Ted’s associative writing takes his readers seamlessly from idea to idea, scene to scene, then back to the starting point by the march of a diary’s days. It looks effortless, but of course it’s not.

The themes in the Cranberry Report have always reflected the author’s interests: astronomy, phases of the moon and the traditional names of the year’s several full moons, the price of lobsters, the activities of children and grandchildren (his own and island kids in general), island visitors, local history, the local museum, both island churches, town government, fishing, ferry service in its winter and summer phases. Ted is decidedly a native, but he never short-changes Islesford’s summer community. Through him, readers have attended scores of island weddings and funerals and kept tabs on islanders who have moved away. Like his friend and Islesford neighbor Ashley Bryan, he is a true storyteller.

Ted’s work has not gone unnoticed. Several years ago segments of the Cranberry Report were incorporated in a documentary film shot on Islesford for a Maine Public Broadcasting series, “Our Stories.”

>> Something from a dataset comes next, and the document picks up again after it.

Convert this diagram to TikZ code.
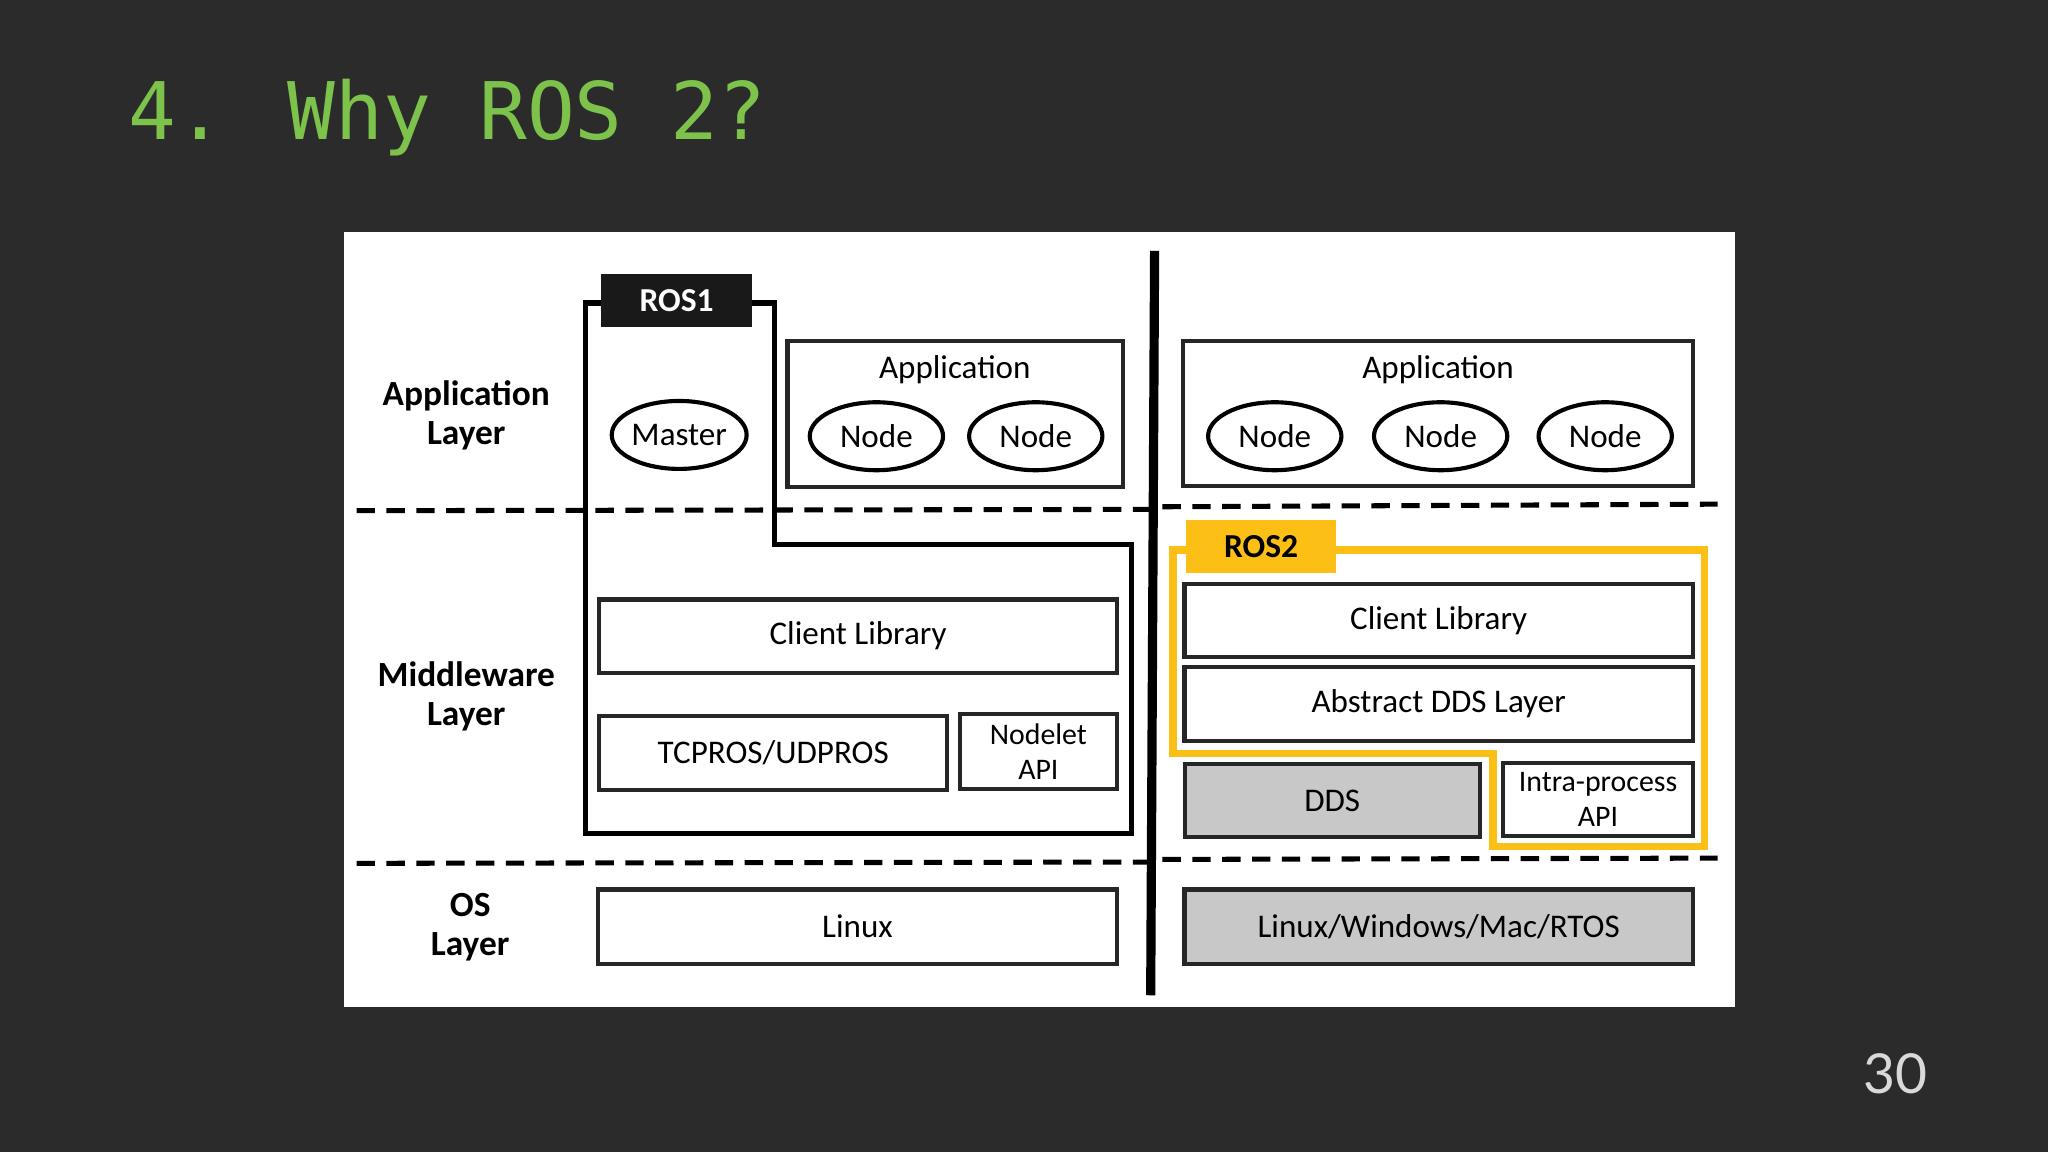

In office where Working Waterfront originates the Report has always had a cycle of its own. Occasionally Ted would telephone, inquiring about the month’s copy deadline. On other occasions a postcard would arrive, announcing that the Report would be in Rockland by a certain date. It always was, all nine or ten hand-written pages of it, triggering a little ritual in our production cycle that I have missed since he stopped sending them: setting the entire Report in type. It takes me a couple of hours, at least, to typeset ten legal-sized hand-written pages, but I have never begrudged this chore or assigned it to anyone else because it offers me a quiet, very personal immersion in the life of a small island community through the eyes of a learned and perceptive observer. I’ve set a lot of type over the years, but very little of it from hand-written copy like Ted’s. His handwriting isn’t perfect (he would acknowledge that with an anecdote from his school days, I’m certain) but I have learned to read it without difficulty. No, I have never urged him to convert to e-mail.